> _Your instructions_: Your task is to retype the lines between the line with "Emit a Python" and the line with "import pandas as pd", inclusive. Copy no pictures and no other lines.

> _The records_:
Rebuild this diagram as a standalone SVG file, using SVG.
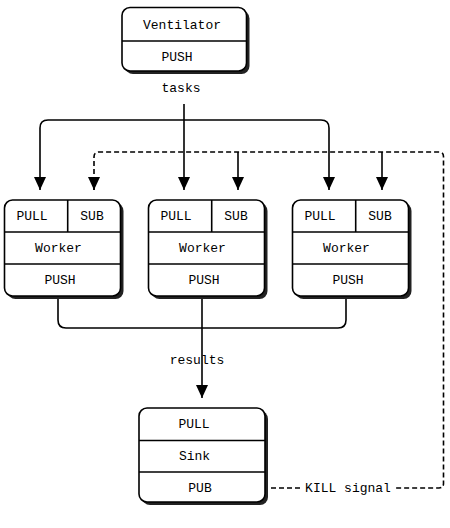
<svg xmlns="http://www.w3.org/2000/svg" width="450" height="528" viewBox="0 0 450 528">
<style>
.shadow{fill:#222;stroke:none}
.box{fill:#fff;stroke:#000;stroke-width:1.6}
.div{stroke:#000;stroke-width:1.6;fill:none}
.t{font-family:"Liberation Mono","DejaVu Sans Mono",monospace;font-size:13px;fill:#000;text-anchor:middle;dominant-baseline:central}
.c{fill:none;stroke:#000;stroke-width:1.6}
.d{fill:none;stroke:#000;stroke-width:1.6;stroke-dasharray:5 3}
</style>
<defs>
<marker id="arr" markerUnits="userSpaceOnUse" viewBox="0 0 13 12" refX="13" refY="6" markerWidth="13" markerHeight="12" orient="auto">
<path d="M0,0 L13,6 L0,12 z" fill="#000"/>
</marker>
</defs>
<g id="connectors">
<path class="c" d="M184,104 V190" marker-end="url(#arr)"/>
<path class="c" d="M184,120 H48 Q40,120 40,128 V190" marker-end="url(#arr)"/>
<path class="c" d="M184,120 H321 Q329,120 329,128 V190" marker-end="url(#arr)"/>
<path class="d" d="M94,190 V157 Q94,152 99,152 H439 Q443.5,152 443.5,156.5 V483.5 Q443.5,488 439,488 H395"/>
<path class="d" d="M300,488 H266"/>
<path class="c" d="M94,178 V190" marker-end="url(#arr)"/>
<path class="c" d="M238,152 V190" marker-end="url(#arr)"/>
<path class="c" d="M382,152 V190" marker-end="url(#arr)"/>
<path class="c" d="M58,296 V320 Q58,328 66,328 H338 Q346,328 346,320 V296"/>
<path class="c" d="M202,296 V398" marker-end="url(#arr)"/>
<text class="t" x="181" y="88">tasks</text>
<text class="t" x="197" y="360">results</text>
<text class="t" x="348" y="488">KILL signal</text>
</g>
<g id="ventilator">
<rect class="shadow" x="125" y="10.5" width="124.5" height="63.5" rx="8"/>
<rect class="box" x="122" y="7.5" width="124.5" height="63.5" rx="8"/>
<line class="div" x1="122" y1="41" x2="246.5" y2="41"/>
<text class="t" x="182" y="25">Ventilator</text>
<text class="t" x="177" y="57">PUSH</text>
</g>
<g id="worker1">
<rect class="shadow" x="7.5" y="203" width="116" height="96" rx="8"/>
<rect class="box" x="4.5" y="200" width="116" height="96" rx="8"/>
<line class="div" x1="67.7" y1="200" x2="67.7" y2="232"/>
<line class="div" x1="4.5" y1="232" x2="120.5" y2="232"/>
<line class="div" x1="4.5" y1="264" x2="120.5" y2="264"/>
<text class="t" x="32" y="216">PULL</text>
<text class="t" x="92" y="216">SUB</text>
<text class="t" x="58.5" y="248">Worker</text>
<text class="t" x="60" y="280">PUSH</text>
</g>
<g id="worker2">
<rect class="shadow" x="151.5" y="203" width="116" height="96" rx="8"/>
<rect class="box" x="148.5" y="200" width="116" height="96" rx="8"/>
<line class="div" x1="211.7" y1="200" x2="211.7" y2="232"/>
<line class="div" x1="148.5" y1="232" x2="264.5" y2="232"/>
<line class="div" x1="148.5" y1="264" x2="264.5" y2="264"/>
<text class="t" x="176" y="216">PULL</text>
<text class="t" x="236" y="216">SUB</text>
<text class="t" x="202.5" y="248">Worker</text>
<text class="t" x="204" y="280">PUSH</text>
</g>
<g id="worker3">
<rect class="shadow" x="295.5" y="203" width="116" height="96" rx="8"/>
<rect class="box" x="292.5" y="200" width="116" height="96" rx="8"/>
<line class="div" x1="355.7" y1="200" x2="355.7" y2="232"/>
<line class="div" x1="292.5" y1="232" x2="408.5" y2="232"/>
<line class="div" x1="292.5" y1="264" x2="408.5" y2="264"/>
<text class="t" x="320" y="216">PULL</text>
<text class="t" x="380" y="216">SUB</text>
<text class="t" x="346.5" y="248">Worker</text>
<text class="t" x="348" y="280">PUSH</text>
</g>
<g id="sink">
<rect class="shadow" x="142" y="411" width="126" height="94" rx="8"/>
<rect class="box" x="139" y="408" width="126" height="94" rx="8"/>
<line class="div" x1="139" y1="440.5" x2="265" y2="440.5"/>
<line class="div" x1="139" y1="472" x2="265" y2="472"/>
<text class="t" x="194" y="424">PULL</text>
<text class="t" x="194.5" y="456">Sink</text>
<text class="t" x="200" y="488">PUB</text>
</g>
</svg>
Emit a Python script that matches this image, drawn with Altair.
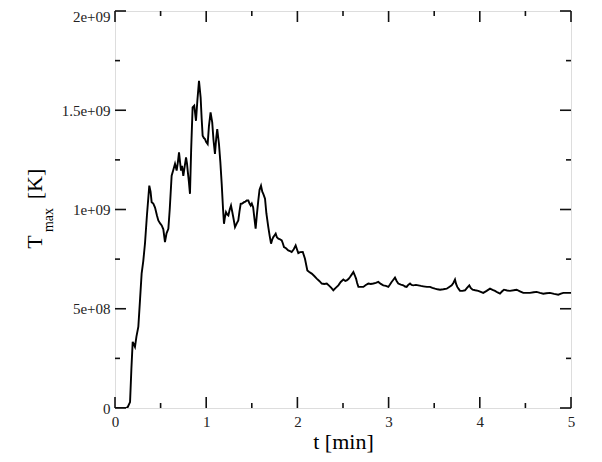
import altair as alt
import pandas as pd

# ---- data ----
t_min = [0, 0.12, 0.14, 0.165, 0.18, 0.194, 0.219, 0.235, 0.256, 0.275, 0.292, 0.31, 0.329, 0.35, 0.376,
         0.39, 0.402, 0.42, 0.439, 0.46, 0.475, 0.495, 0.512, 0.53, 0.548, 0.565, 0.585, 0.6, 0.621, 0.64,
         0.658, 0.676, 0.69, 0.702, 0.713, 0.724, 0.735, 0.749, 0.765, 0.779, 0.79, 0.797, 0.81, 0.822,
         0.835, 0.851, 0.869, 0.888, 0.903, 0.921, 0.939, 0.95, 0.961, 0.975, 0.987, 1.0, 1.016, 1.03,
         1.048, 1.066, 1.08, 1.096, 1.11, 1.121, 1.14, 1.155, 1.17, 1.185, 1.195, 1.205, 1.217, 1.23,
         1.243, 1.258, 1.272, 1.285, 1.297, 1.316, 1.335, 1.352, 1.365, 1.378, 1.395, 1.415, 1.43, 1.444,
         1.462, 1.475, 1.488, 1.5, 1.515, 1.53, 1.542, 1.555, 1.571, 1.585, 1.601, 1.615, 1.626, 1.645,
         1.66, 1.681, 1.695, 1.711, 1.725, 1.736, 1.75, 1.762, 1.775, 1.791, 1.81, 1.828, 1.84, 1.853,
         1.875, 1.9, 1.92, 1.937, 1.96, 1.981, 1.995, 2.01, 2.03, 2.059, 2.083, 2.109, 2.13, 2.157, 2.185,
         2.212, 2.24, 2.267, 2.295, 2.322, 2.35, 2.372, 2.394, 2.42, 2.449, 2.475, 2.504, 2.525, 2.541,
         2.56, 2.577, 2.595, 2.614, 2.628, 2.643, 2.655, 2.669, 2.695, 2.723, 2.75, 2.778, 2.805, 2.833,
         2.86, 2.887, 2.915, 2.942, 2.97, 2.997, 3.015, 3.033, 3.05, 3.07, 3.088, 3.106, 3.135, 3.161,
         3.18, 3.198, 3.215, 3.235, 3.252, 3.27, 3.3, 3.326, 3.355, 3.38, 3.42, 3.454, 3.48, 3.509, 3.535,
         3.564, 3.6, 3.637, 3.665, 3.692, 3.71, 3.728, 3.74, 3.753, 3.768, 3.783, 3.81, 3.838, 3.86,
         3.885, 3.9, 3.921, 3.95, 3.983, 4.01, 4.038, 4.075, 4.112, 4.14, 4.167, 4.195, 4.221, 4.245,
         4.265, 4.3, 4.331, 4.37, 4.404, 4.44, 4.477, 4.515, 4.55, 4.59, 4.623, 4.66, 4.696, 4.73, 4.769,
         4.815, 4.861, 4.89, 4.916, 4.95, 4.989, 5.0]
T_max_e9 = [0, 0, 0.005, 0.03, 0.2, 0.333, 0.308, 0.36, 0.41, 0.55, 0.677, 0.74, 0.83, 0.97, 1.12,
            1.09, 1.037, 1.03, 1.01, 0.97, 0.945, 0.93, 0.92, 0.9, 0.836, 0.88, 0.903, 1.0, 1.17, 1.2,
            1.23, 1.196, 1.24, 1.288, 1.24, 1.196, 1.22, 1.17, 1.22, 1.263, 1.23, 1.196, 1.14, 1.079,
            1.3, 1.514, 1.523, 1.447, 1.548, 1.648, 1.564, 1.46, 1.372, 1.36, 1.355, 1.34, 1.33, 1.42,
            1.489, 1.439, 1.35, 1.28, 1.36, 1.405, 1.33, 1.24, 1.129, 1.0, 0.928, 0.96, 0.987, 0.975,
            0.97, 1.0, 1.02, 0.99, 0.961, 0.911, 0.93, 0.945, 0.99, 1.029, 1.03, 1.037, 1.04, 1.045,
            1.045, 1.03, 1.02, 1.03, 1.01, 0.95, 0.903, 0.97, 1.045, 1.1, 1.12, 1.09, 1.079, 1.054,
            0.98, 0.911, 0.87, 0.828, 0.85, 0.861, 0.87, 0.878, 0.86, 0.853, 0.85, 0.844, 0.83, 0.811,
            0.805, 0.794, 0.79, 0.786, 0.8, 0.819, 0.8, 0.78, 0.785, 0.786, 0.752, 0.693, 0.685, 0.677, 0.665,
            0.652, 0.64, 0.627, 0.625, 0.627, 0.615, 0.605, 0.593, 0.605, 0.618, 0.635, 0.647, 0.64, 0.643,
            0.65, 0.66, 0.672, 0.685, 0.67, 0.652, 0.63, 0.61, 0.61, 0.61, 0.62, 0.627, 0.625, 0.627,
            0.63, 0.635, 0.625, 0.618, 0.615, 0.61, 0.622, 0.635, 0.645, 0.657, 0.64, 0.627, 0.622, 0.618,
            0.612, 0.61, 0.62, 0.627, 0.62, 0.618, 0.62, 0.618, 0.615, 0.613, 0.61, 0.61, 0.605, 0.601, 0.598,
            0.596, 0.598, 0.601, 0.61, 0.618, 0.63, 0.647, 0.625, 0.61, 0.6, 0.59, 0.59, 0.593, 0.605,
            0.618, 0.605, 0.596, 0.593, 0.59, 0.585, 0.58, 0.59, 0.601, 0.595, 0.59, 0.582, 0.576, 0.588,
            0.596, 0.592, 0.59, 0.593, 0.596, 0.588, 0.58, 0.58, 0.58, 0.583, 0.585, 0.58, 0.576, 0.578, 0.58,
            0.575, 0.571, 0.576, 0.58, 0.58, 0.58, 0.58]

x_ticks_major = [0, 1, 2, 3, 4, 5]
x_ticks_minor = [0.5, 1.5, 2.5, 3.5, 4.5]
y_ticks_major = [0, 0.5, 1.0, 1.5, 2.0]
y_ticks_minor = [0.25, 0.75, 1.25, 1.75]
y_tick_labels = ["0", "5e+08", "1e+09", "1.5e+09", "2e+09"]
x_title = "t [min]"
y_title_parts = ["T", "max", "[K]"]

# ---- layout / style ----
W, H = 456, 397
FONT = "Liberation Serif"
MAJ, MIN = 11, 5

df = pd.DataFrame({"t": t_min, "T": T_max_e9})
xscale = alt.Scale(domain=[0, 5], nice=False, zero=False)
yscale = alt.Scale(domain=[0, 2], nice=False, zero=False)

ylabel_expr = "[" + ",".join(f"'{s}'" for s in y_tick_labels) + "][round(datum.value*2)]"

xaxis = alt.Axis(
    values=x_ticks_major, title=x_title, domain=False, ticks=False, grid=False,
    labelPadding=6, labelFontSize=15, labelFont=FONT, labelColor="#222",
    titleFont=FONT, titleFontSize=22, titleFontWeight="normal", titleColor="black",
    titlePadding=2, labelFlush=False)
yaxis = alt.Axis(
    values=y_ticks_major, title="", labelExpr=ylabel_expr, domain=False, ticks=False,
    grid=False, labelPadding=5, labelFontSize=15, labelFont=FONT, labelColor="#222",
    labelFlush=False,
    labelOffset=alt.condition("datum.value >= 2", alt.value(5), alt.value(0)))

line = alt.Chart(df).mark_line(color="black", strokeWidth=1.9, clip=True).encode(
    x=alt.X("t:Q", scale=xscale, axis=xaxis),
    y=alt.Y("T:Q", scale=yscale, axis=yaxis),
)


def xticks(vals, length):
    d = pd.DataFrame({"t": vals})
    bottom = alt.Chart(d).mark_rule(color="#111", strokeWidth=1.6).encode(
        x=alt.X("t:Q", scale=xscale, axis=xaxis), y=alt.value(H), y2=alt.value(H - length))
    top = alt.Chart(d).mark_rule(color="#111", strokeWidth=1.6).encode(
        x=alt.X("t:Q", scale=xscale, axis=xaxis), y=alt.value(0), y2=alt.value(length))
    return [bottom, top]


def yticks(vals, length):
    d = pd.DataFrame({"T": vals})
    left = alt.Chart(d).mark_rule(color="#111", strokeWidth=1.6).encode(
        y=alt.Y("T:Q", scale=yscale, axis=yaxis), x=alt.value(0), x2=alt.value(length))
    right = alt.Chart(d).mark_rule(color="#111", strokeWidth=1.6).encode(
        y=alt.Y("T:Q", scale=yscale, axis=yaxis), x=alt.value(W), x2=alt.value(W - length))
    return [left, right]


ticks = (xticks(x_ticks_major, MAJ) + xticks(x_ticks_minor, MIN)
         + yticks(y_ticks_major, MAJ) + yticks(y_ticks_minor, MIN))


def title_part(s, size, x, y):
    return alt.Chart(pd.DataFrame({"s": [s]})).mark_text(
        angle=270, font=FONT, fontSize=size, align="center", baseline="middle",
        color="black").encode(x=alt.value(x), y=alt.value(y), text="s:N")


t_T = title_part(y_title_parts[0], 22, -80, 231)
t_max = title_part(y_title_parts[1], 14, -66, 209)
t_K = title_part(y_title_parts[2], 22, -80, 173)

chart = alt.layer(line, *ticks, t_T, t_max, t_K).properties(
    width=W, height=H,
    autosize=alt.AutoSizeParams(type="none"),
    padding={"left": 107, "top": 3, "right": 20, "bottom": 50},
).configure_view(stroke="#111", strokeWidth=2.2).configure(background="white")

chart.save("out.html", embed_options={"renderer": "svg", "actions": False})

> _Solved exercise_:
Emit a Python script that matches this image, drawn with Altair.
import altair as alt
import pandas as pd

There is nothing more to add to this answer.